“On Indexing: The Birth and Early Development of an Idea” by Giancarlo Abbamonte and the late Craig Kallendorf wasn’t published until after my book went to press, so I was unaware of this excellent article on the intellectual history of indexing until recently, when I was casually looking for new citations to the work of Francis J. Witty, one of the leading scholars on the history of indexing, whom I did cite, and whose work continues to be of value (though I see that the school in which he taught for decades at the Catholic University of America makes no mention of him at all, alas, unlike other schools which memorialize their former faculty emeritus, such as my own alma mater, Syracuse, which I am pleased to say has made a point of remembering long-serving faculty like Antje Lemke with a student book award and a library seminar room in her name.)
“On Indexing” cites Witty, as well as such other well-known scholars in the field as Ann Blair, Alberto Cevolini, Roger Chartier, Anthony Grafton, Bella Haas Weinberg,and Hans Wellisch, whose works were already familiar to me. The focus is on humanists during the medieval and early modern eras, especially their Greek and Roman scholarship, notably the works of Virgil, about which Kallendorf has been an important scholar. (I especially enjoyed his 2007 book on The Aeneid and his argument that “pious Aeneas” was not nearly as revered by all Romans and subsequent writers as I had been led to believe by my Latin teacher in high school!)
What is more relevant to my current interests here, however, is the article’s extension of the three well-known “basic” forms of reading a book (that is, from beginning to end; selectively by section; and as a source from which to memorize formulas, proverbs, maxims, and ready-made expressions) that Chartier has identified as being first described in the prologue to Fernando de Rojas’s La Celestina back in 1507. (I did not read La Celestina in my high school Spanish class, however, though I suspect we would have enjoyed it in a good modern edition more than most of the things we did read!)
The authors then include Blair’s notion of “consultative reading” (using an index of some kind to extract items of information with the goal of creating new works) as well as an idea she didn’t mention: “transverse reading” (with the goal of using “the fragments created by the index to tell another story within the original text itself, one that goes sideways in relation to reading linearly from front to back”), an idea which the authors note that in fact has been mentioned in the past by Cevolini and others, but only in passing.

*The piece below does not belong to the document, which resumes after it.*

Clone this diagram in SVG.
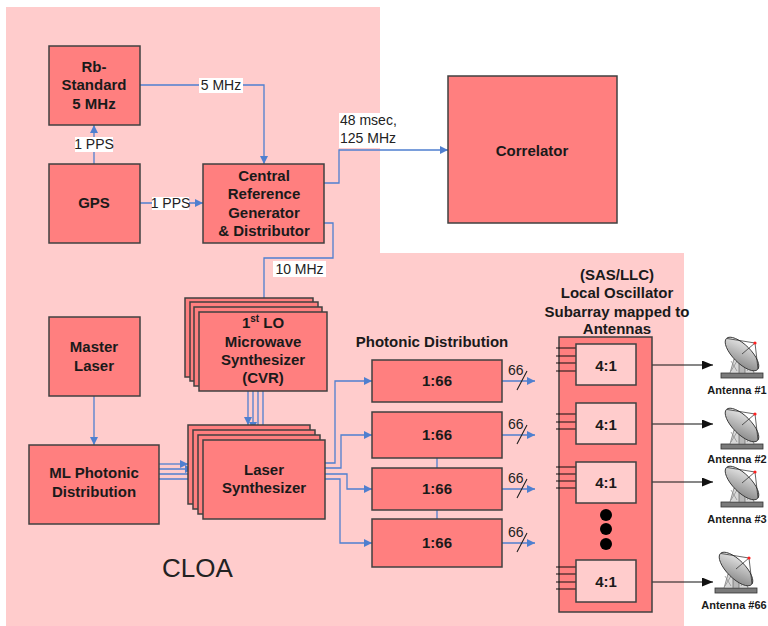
<svg xmlns="http://www.w3.org/2000/svg" width="768" height="626" viewBox="0 0 768 626">
<style>
.node{fill:#ff7f7f;stroke:#404040;stroke-width:1.5}
.sub{fill:#ffcccc;stroke:#404040;stroke-width:1.5}
.t{font-family:"Liberation Sans",Arial,sans-serif;font-weight:bold;font-size:15px;fill:#1a1a1a;text-anchor:middle}
.lbl{font-family:"Liberation Sans",Arial,sans-serif;font-size:14px;fill:#222}
.bg{fill:#ffffff}
.wire{stroke:#4f7fcf;stroke-width:1.3;fill:none}
.bk{stroke:#111;stroke-width:1.2;fill:none}
.ant{font-family:"Liberation Sans",Arial,sans-serif;font-weight:bold;font-size:11px;fill:#1a1a1a;text-anchor:middle}
</style>
<defs>
<marker id="ab" markerUnits="userSpaceOnUse" markerWidth="8" markerHeight="8" refX="8" refY="4" orient="auto">
<path d="M0,0 L8,4 L0,8 z" fill="#4f7fcf"/>
</marker>
<marker id="ak" markerUnits="userSpaceOnUse" markerWidth="11" markerHeight="9" refX="11" refY="4.5" orient="auto">
<path d="M0,0 L11,4.5 L0,9 z" fill="#111"/>
</marker>
<linearGradient id="dg" x1="0" y1="0" x2="1" y2="1">
<stop offset="0" stop-color="#f2f2f2"/>
<stop offset="1" stop-color="#7d7d7d"/>
</linearGradient>
<g id="antIcon">
<rect x="0" y="36" width="42" height="5" fill="#7a7a7a" stroke="#333" stroke-width="0.8"/>
<polygon points="9,36 13,22 29,22 33,36" fill="#d8d8d8" stroke="#555" stroke-width="0.6"/>
<path d="M10,34 L16,24 M16,34 L10,24 M26,34 L32,24 M32,34 L26,24" stroke="#888" stroke-width="0.7"/>
<rect x="18" y="18" width="6" height="18" fill="#b8b8b8" stroke="#555" stroke-width="0.6"/>
<ellipse cx="21" cy="17" rx="22" ry="9" transform="rotate(45 21 17)" fill="url(#dg)" stroke="#333" stroke-width="0.9"/>
<path d="M6,1.5 L34,6 L37,32 M34,6 L21,17" stroke="#222" stroke-width="0.7" fill="none"/>
<circle cx="34" cy="6" r="1.6" fill="#ff2020"/>
</g>
</defs>
<rect width="768" height="626" fill="#ffffff"/>
<path d="M6,7 H380 V253 H684 V626 H6 Z" fill="#ffcccc"/>

<g id="connectors">
<path class="wire" d="M140,85 H264 V164" marker-end="url(#ab)"/>
<path class="wire" d="M94,164 V125" marker-end="url(#ab)"/>
<path class="wire" d="M140,203 H203" marker-end="url(#ab)"/>
<path class="wire" d="M324,183 H339 V150 H448" marker-end="url(#ab)"/>
<path class="wire" d="M324,223 H333 V258 H264 V311" marker-end="url(#ab)"/>
<path class="wire" d="M248,391 V425" marker-end="url(#ab)"/>
<path class="wire" d="M253,391 V430" marker-end="url(#ab)"/>
<path class="wire" d="M258,391 V435" marker-end="url(#ab)"/>
<path class="wire" d="M263,391 V440" marker-end="url(#ab)"/>
<path class="wire" d="M94,396 V445" marker-end="url(#ab)"/>
<path class="wire" d="M159,464 H188" marker-end="url(#ab)"/>
<path class="wire" d="M159,469 H193" marker-end="url(#ab)"/>
<path class="wire" d="M159,474 H198" marker-end="url(#ab)"/>
<path class="wire" d="M159,479 H203" marker-end="url(#ab)"/>
<path class="wire" d="M325,463 H335 V381 H372" marker-end="url(#ab)"/>
<path class="wire" d="M325,468 H341 V435 H372" marker-end="url(#ab)"/>
<path class="wire" d="M325,474 H347 V489 H372" marker-end="url(#ab)"/>
<path class="wire" d="M325,479 H340 V543 H372" marker-end="url(#ab)"/>
<path class="wire" d="M437,458 V468 M437,510 V519"/>
<path class="wire" d="M502,381 H535" marker-end="url(#ab)"/>
<path class="wire" d="M502,435 H535" marker-end="url(#ab)"/>
<path class="wire" d="M502,489 H535" marker-end="url(#ab)"/>
<path class="wire" d="M502,543 H535" marker-end="url(#ab)"/>
<path d="M517,390 L527,371 M517,444 L527,425 M517,498 L527,479 M517,552 L527,533" stroke="#222" stroke-width="1.1"/>
<text class="lbl" x="508" y="375" font-size="13">66</text>
<text class="lbl" x="508" y="429" font-size="13">66</text>
<text class="lbl" x="508" y="483" font-size="13">66</text>
<text class="lbl" x="508" y="537" font-size="13">66</text>
<rect class="bg" x="199" y="78" width="44" height="15"/>
<text class="lbl" x="221" y="90" text-anchor="middle">5 MHz</text>
<rect class="bg" x="75" y="137" width="38" height="15"/>
<text class="lbl" x="94" y="149" text-anchor="middle" font-size="13">1 PPS</text>
<rect class="bg" x="152" y="197" width="37" height="13"/>
<text class="lbl" x="170.5" y="208" text-anchor="middle" font-size="13">1 PPS</text>
<rect class="bg" x="339" y="113" width="64" height="35"/>
<text class="lbl" x="340" y="125" font-size="14.5">48 msec,</text>
<text class="lbl" x="340" y="143" font-size="14.5">125 MHz</text>
<rect class="bg" x="273" y="261" width="53" height="16"/>
<text class="lbl" x="299.5" y="274" text-anchor="middle">10 MHz</text>
<path class="bk" d="M636,365 H713" marker-end="url(#ak)"/>
<path class="bk" d="M636,424 H713" marker-end="url(#ak)"/>
<path class="bk" d="M636,482 H713" marker-end="url(#ak)"/>
<path class="bk" d="M636,582 H713" marker-end="url(#ak)"/>
</g>

<g id="rb">
<rect class="node" x="49" y="46" width="91" height="79"/>
<text class="t" x="94" y="72">Rb-</text>
<text class="t" x="94" y="90">Standard</text>
<text class="t" x="94" y="109">5 MHz</text>
</g>
<g id="gps">
<rect class="node" x="49" y="164" width="91" height="79"/>
<text class="t" x="94" y="208">GPS</text>
</g>
<g id="crg">
<rect class="node" x="203" y="164" width="121" height="79"/>
<text class="t" x="264" y="181">Central</text>
<text class="t" x="264" y="199">Reference</text>
<text class="t" x="264" y="218">Generator</text>
<text class="t" x="264" y="236">&amp; Distributor</text>
</g>
<g id="correlator">
<rect class="node" x="448" y="76" width="169" height="147"/>
<text class="t" x="532" y="156" font-size="17">Correlator</text>
</g>
<g id="lo">
<rect class="node" x="185" y="298" width="128" height="79"/>
<rect class="node" x="190" y="302" width="128" height="79"/>
<rect class="node" x="194" y="307" width="128" height="79"/>
<rect class="node" x="199" y="312" width="128" height="79"/>
<text class="t" x="263" y="328">1<tspan dy="-6" font-size="10">st</tspan><tspan dy="6"> LO</tspan></text>
<text class="t" x="263" y="347">Microwave</text>
<text class="t" x="263" y="365">Synthesizer</text>
<text class="t" x="263" y="383">(CVR)</text>
</g>
<g id="master">
<rect class="node" x="49" y="317" width="91" height="79"/>
<text class="t" x="94" y="352">Master</text>
<text class="t" x="94" y="371">Laser</text>
</g>
<g id="mlpd">
<rect class="node" x="29" y="445" width="130" height="79"/>
<text class="t" x="94" y="478">ML Photonic</text>
<text class="t" x="94" y="497">Distribution</text>
</g>
<g id="laser">
<rect class="node" x="188" y="425" width="122" height="79"/>
<rect class="node" x="193" y="430" width="122" height="79"/>
<rect class="node" x="198" y="435" width="122" height="79"/>
<rect class="node" x="203" y="440" width="122" height="79"/>
<text class="t" x="264" y="475">Laser</text>
<text class="t" x="264" y="493">Synthesizer</text>
</g>
<g id="photonic">
<text class="t" x="432" y="347">Photonic Distribution</text>
<rect class="node" x="372" y="360" width="130" height="42"/>
<text class="t" x="437" y="386">1:66</text>
<rect class="node" x="372" y="412" width="130" height="46"/>
<text class="t" x="437" y="440">1:66</text>
<rect class="node" x="372" y="468" width="130" height="42"/>
<text class="t" x="437" y="494">1:66</text>
<rect class="node" x="372" y="519" width="130" height="48"/>
<text class="t" x="437" y="548">1:66</text>
</g>
<g id="sas">
<text class="t" x="617" y="280">(SAS/LLC)</text>
<text class="t" x="617" y="298">Local Oscillator</text>
<text class="t" x="617" y="317">Subarray mapped to</text>
<text class="t" x="617" y="334">Antennas</text>
<rect class="node" x="559" y="337" width="93" height="275"/>
<path class="bk" d="M556,348 H576 M556,356 H576 M556,363 H576 M556,371 H576"/>
<path class="bk" d="M556,414 H576 M556,422 H576 M556,429 H576"/>
<path class="bk" d="M556,467 H576 M556,474 H576 M556,481 H576 M556,488 H576"/>
<path class="bk" d="M556,567 H576 M556,574 H576 M556,582 H576 M556,589 H576"/>
<rect class="sub" x="576" y="344" width="60" height="41"/>
<text class="t" x="606" y="371" font-size="16">4:1</text>
<rect class="sub" x="576" y="403" width="60" height="41"/>
<text class="t" x="606" y="430" font-size="16">4:1</text>
<rect class="sub" x="576" y="462" width="60" height="41"/>
<text class="t" x="606" y="488" font-size="16">4:1</text>
<rect class="sub" x="576" y="560" width="60" height="42"/>
<text class="t" x="606" y="587" font-size="16">4:1</text>
<circle cx="606" cy="515" r="6" fill="#000"/>
<circle cx="606" cy="529" r="6" fill="#000"/>
<circle cx="606" cy="544" r="6" fill="#000"/>
</g>
<g id="antenna1">
<use href="#antIcon" transform="translate(721,337)"/>
<text class="ant" x="737" y="394">Antenna #1</text>
</g>
<g id="antenna2">
<use href="#antIcon" transform="translate(721,408)"/>
<text class="ant" x="737" y="463">Antenna #2</text>
</g>
<g id="antenna3">
<use href="#antIcon" transform="translate(721,466)"/>
<text class="ant" x="737" y="523">Antenna #3</text>
</g>
<g id="antenna66">
<use href="#antIcon" transform="translate(715,552)"/>
<text class="ant" x="734" y="609">Antenna #66</text>
</g>
<text x="162" y="577" font-family="Liberation Sans, Arial, sans-serif" font-size="26" fill="#222">CLOA</text>
</svg>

Abbamonte and Kallendorf (2023, p. 496) wrote “Our contention is that indexing facilitated a way of reading in the early modern period that deserves to stand beside the three identified by Rojas and the fourth proposed by Blair, as a challenge to linear reading and one that depends on the availability of an accurate, complete index. This kind of transverse reading merits further study, but that will have to be the subject of another article.”
I will look forward to reading this article when it is published in the future, while continuing to worry in the present about what type of “reading” (and “indexing”) is being done by Google’s algorithms on the massive corpus of books collected during the Google Books project or even by others engaged in similar data extraction efforts using the catalogs of individual publishers, for example, this one at Brill, a publisher of often unique and inordinately expensive monographs in the humanities and social sciences.
The term for this kind of text summarization in machine learning is “extractive,” which has more recently become a pejorative term as used by ecocritical and feminist scholars in referring to the mindless mining of various natural resources with little attention paid to their effects on various communities or to the preservation of these resources over time. The application here to books and other documents is becoming rather apparent, to me at least.
Of course, all this is a useful reminder that times of great change in intellectual history are not always comforting to those who live through them.